Cette militante palestino-américaine de 67 ans a été déclarée coupable le mois dernier de fraude à l’immigration pour avoir omis de révéler une condamnation en 1969 par le tribunal militaire israélien sur la base d’aveux arrachés par Israël après des semaines de tortures sexuelles.

Sur l’ordre du Département de la Justice de l’Administration Obama, le juge au procès a interdit au jury d’entendre les témoignages sur les tortures d’Odeh, protégeant, et finalement légitimant, le système israélien de violations.

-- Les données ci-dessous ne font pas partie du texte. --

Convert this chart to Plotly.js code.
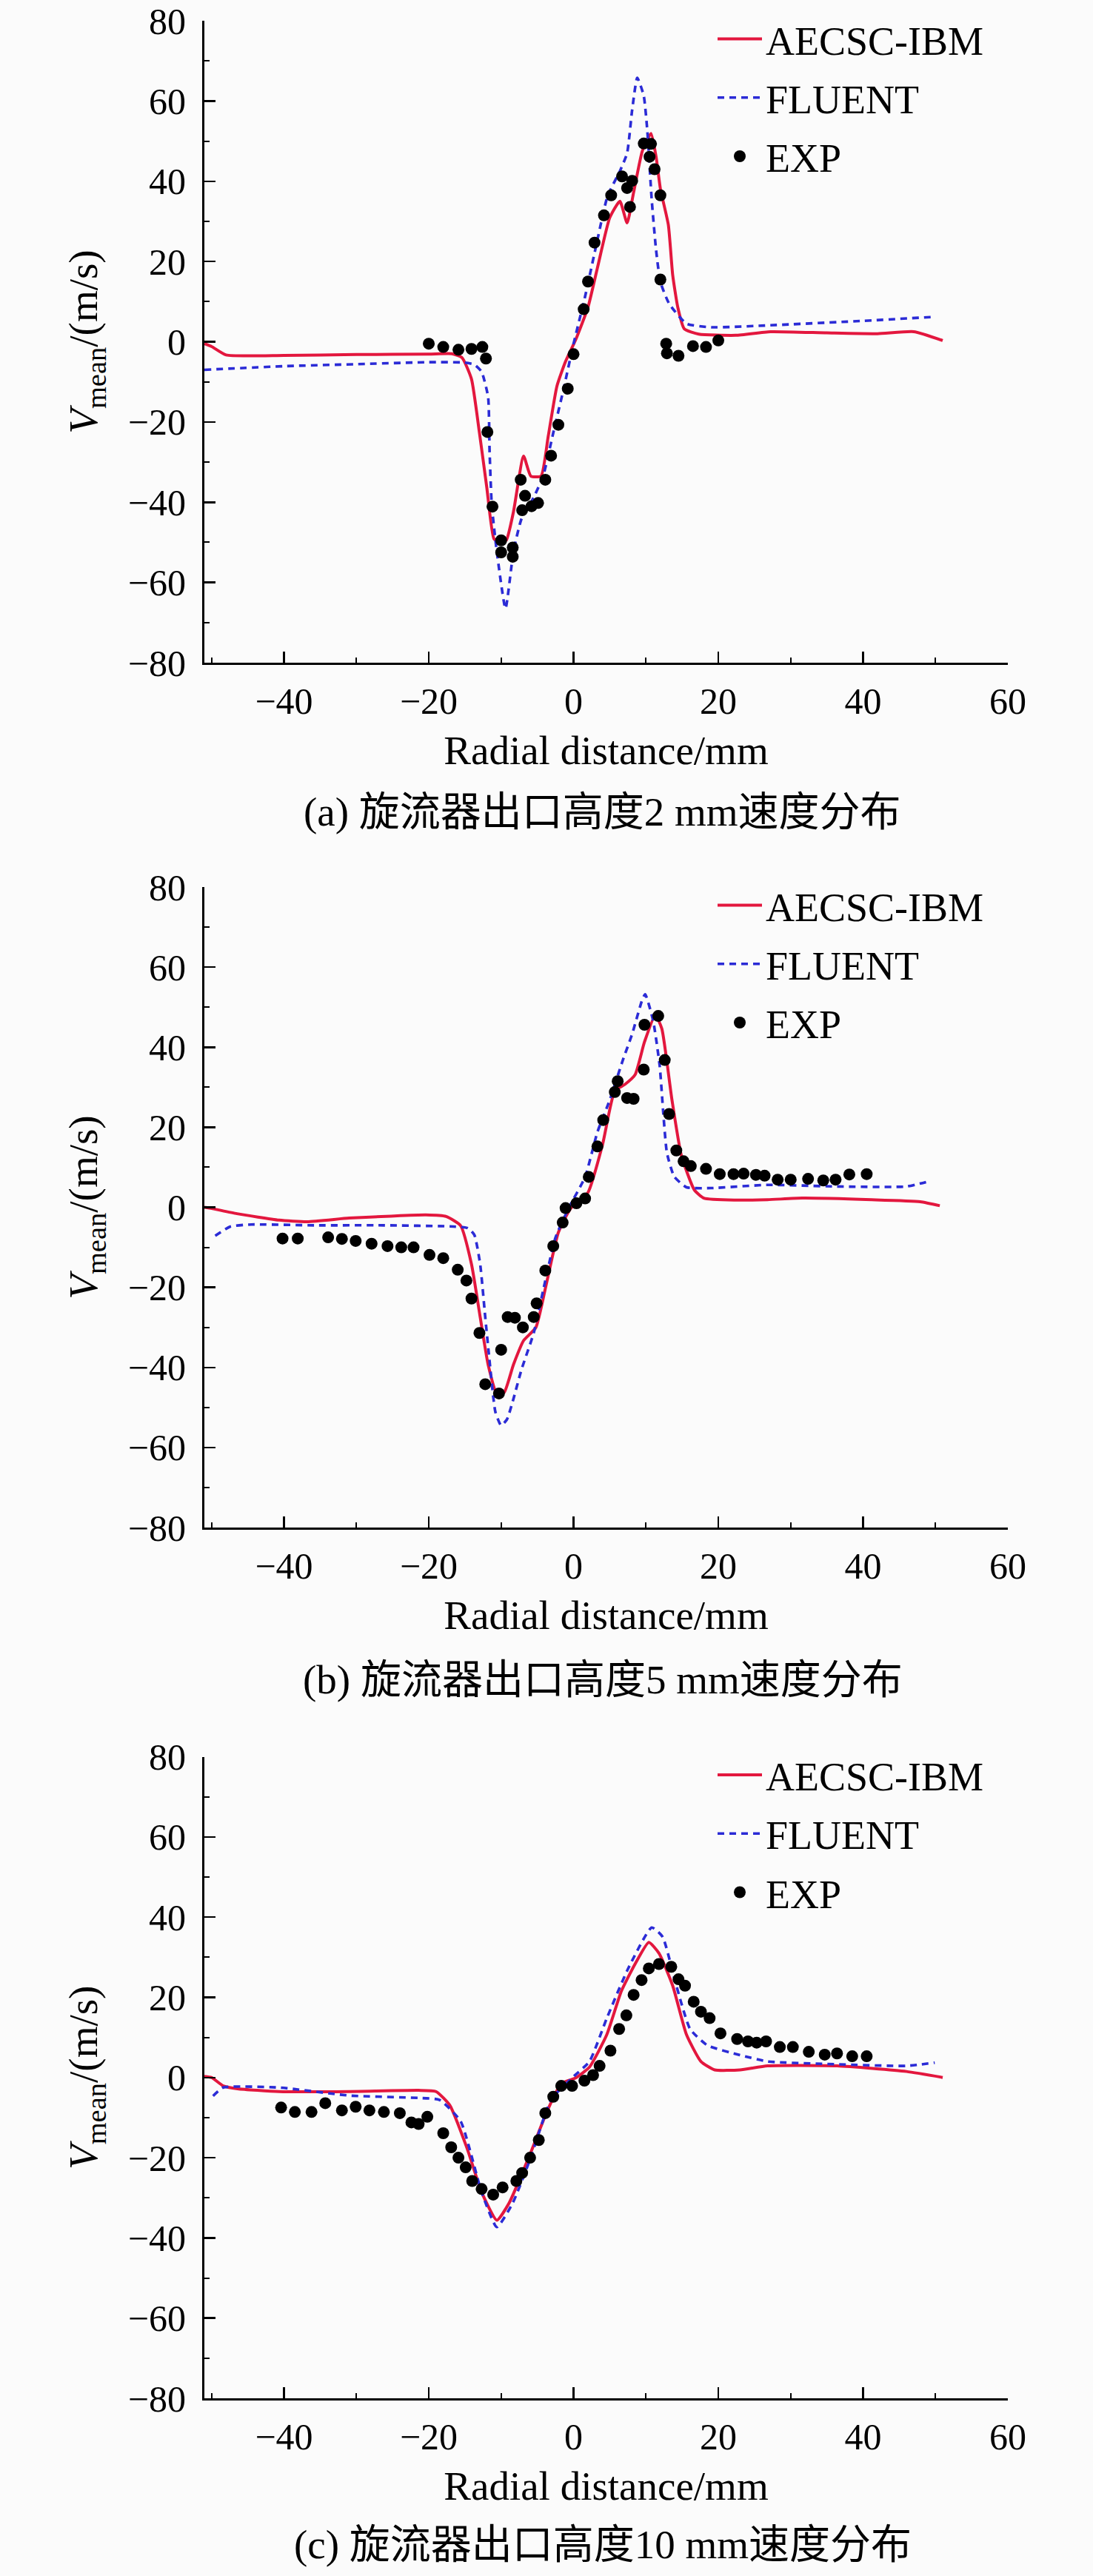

En attendant, Odeh a été soumise à de nouvelles tortures, et cette fois entre les mains du gouvernement US qui l’a placée en isolement pendant douze jours consécutifs, sans raison apparente, jusqu’à ce qu’un juge ordonne lundi qu’elle pouvait être libérée sous caution.

Si la profondeur de la connivence entre les programmes de tortures américains et israéliens reste encore à être exhumée totalement, il y a des raisons pour soupçonner que certaines méthodes américaines ont été modelées sur celles d’Israël.

Depuis les attentats du 11 Septembre 2001, les États-Unis ont façonné une grande partie de leur stratégie de l’antiterrorisme sur la répression par Israël, vieille de plusieurs décennies, de la résistance palestinienne à ses ambitions coloniales.

Inventés par Israël contre les dirigeants palestiniens, les assassinats ciblés extra-judiciaires sont désormais une pièce maîtresse de la politique antiterroriste de l’Administration Obama.

Comme pour sa politique d’assassinat ciblé, Israël a passé des décennies à perfectionner ses techniques de tortures sur les prisonniers palestiniens, techniques élaborées pour maximiser la souffrance tout en ne laissant que peu de traces visibles sur les corps.

Alors, à quel point Israël a-t-il influencé la CIA ? On pourrait peut-être trouver la réponse dans le rapport original du Sénat sur la torture, de 6000 pages, toujours classé, et sur lequel se base la publication de mardi. On est en droit de se demander ce qui a été exclu du dossier public.